Spesso questa tensione individuale è legittimata e nascosta in un contenitore gruppale condiviso di frasi e credenze, che funzionano da alibi e spostano l'emozione latente del proprio conflitto primario (seno buono-seno cattivo) sull’ambiente circostante,con frasi del tipo “l’ingiustizia deve essere punita”; “bisogna difendere la patria/il Re/la giusta causa”; “è una questione di principio”; “non appartiene alla mia razza/fazione/squadra”; “è una questione d’onore”; o con pregiudizi sociali: “a dispetto del sincero bisogno di non esserlo, sono un sessista. Penso che chi ha potere è maschio; e i maschi devono avere la leadership”; “le oche giulive, le regine del focolare e le ragazze carine sono in genere così superficiali”; “considero offensivo l’intero universo omosessuale”.
Questo è uno dei motivi, per cui, soprattutto in questo periodo storico sono importanti nelle dinamiche di gruppo, quelle figure ponte, come i mediatori culturali, i peacemaker, i moderatori, per fare incontrare i poli opposti attraverso un termine mediano: la comunicazione. Proprio come fa il terapeuta fungendo da ponte, e canale tra l’Io esterno e l’inconscio. La rabbia dell'ambiente non è altro che l’ombra di una paura individuale, che una volta portate alla luce e integrate possono far emergere la parte più dinamica della personalità, come la forza, la volontà, la capacità decisionale, la possibilità di partecipare in maniera attiva e creativa alla realizzazione di progetti e scopi collettivi utili.
E non c’è Caino senza Abele e viceversa. Per uscire dai ruoli stereotipati della vittima e del carnefice saranno utili quegli strumenti di “liberazione terapeutica” come workshop ad hoc di comunicazione emotiva, che mediante tecniche psicosomatiche come la bioenergetica o gli psicodrammi per esempio, possono essere un ottimo strumento di catarsi collettiva. Sia per portare alla luce dinamiche di rimozione, spostamento e negazione delle emozioni, sia per dare voce (proprio urlando se serve), a ciò che dentro ha bloccato l’energia vitale.  
La rabbia allora è un’opportunità.
Per vedere dove il proprio talento è stato fermato e ha creato in noi una crisi.
Per recuperare una zona del corpo muta; per parlare e far riparlare la propria paura. Per ritrovare il coraggio, per definire ed esprimere uno shock. Per diventare padroni della propria esistenza, affermare la propria identità.

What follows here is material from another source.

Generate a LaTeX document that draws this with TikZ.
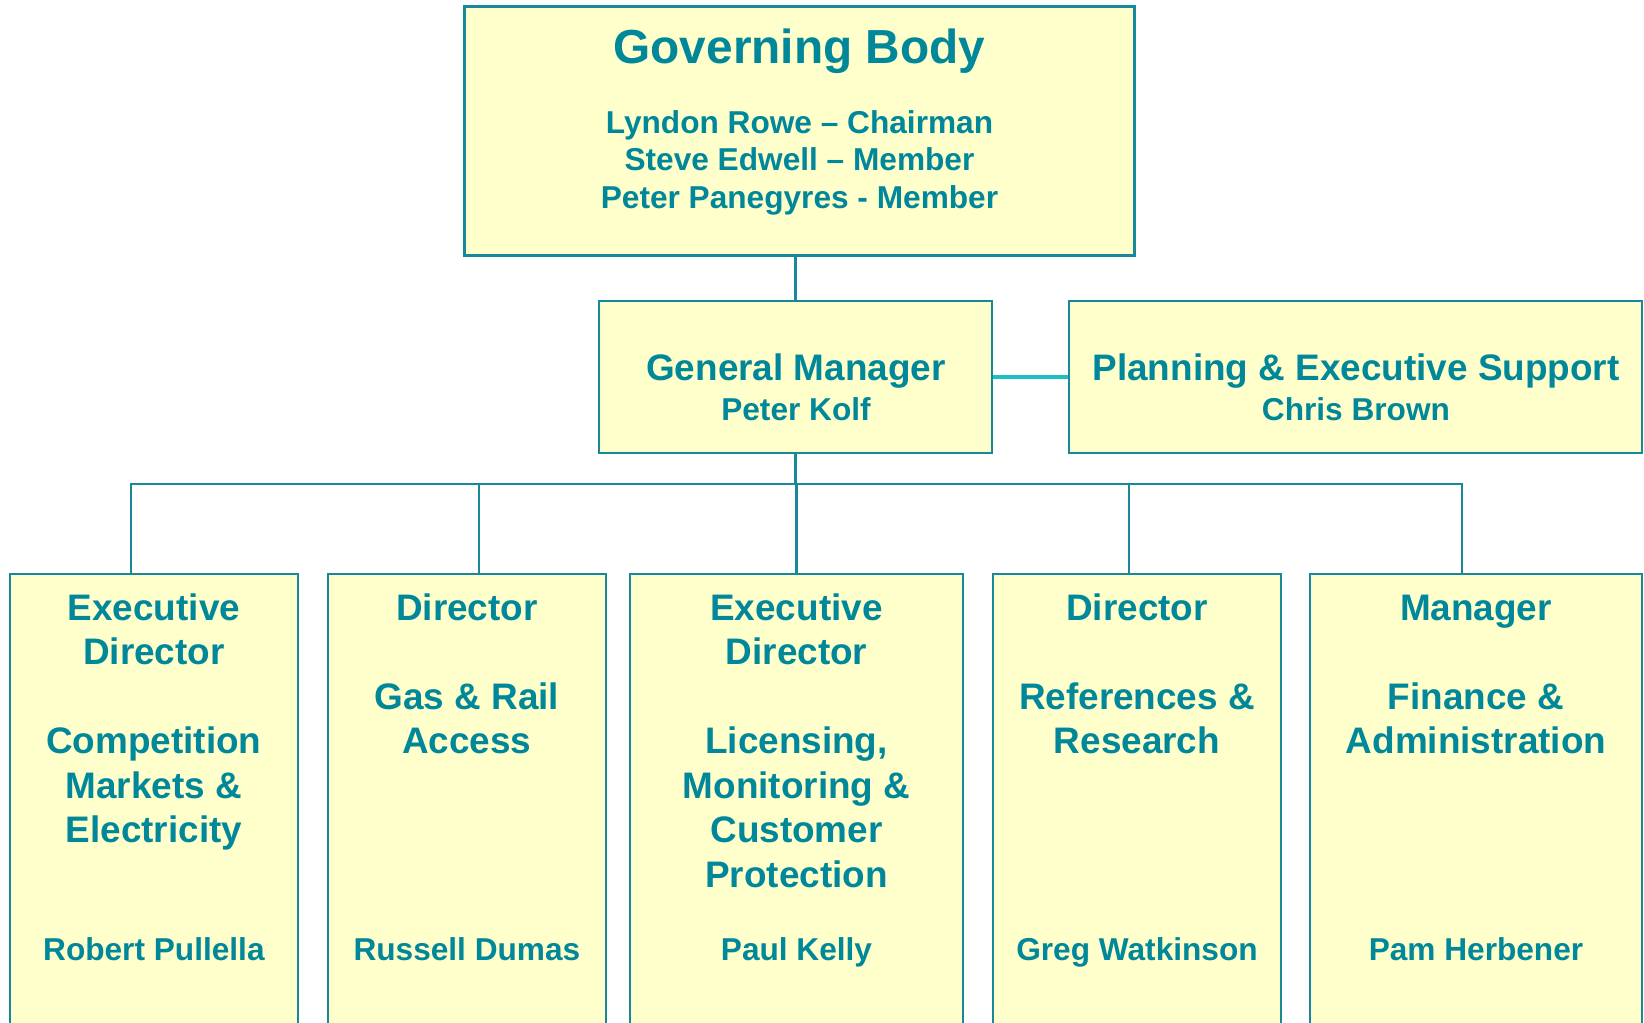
\documentclass[tikz,border=0pt]{standalone}
\usepackage{fontspec}
\setmainfont{Liberation Sans}
\usetikzlibrary{positioning}
\definecolor{unitfill}{HTML}{FFFFCC}
\definecolor{unitline}{HTML}{17899B}
\definecolor{unittext}{HTML}{00879A}
\definecolor{sideline}{HTML}{1BBFC6}
\newcommand{\orgfont}[2]{\fontsize{#1}{#2}\selectfont}
\tikzstyle{unit}=[rectangle,draw=unitline,fill=unitfill,line width=0.6pt,inner sep=0pt]
\tikzstyle{txt}=[text=unittext,align=center,inner sep=0pt]
\tikzstyle{link}=[draw=unitline,line width=0.6pt]
\tikzstyle{sidelink}=[draw=sideline,line width=0.9pt]

\begin{document}
\begin{tikzpicture}
 \useasboundingbox (0,0) rectangle (16.44,-10.23);

 % governing body
 \node[unit,minimum width=6.70cm,minimum height=2.49cm] (gov) at (7.995,-1.31) {};
 \node[txt,anchor=north,font=\bfseries\orgfont{9}{10.7}] (govtext) at (7.995,-0.285)
   {{\orgfont{13.6}{16}Governing Body}\\[9pt]Lyndon Rowe – Chairman\\Steve Edwell – Member\\Peter Panegyres - Member};

 % general manager and planning
 \node[unit,minimum width=3.93cm,minimum height=1.52cm] (gm) at (7.955,-3.77) {};
 \node[txt,anchor=north,font=\bfseries\orgfont{9}{11.1}] (gmtext) at (7.96,-3.526)
   {{\orgfont{10.5}{12.7}General Manager}\\[0.3pt]Peter Kolf};
 \node[unit,minimum width=5.734cm,minimum height=1.52cm] (plan) at (13.553,-3.77) {};
 \node[txt,anchor=north,font=\bfseries\orgfont{9}{11.1}] (plantext) at (13.56,-3.526)
   {{\orgfont{10.5}{12.7}Planning \& Executive Support}\\[0.3pt]Chris Brown};

 \draw[link] (gov.south -| gm.north) -- (gm.north);
 \draw[sidelink] (gm.east) -- (plan.west);
 \draw[link] (gm.south) -- ++(0,-0.30) coordinate (bus);

 % directorates
 \foreach \cx/\bw/\name/\dx/\unitname/\person in {
   {1.539/2.882/ecm/-0.229/{Executive\\Director\\ \\Competition\\Markets \&\\Electricity}/{Robert Pullella}},
   {4.669/2.782/gra/0.121/{Director\\ \\Gas \& Rail\\Access}/{Russell Dumas}},
   {7.965/3.33/lmc/0/{Executive\\Director\\ \\Licensing,\\Monitoring \&\\Customer\\Protection}/{Paul Kelly}},
   {11.37/2.88/rr/-0.08/{Director\\ \\References \&\\Research}/{Greg Watkinson}},
   {14.76/3.32/fa/-0.14/{Manager\\ \\Finance \&\\Administration}/{Pam Herbener}}}
 {
   \node[unit,anchor=north,minimum width=\bw cm,minimum height=4.8cm] (\name) at (\cx,-5.73) {};
   \node[txt,anchor=north,font=\bfseries\orgfont{10.5}{12.66}] (\name-title) at ([yshift=-1.96mm]\name.north) {\vphantom{Di}\unitname};
   \node[txt,anchor=base,font=\bfseries\orgfont{9}{11}] (\name-person) at ([yshift=-38.8mm]\name.north) {\person};
   \draw[link] (bus) -| ([xshift=\dx cm]\name.north);
 }
\end{tikzpicture}
\end{document}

Per ricreare un’armonia con l’altro attraverso una comunicazione emotiva profonda che non passi per contrapposizioni delle parti… ma per il NOI, che insieme possiamo risolvere un conflitto, perché l’insieme è maggiore della somma delle parti.
E questo gruppo coeso è l’inizio della socializzazione vera. 

Che non è fatta di alleanze, omertà, richieste o dictat, aderenza a codici altrui, e promesse di ricompense/punizioni, consulenze, gratificazioni o servizi, ma di un mutuo scambio, basato sulla reciprocità.
Quando la pulsione “aggressiva” raggiunge il suo scopo evolutivo, possiamo dire che il tutto si è svolto nell’ambito della “normalità” dell’uomo che a quel punto impara che la rabbia era semplicemente Energia che voleva essere sentita ed integrata nel Sè.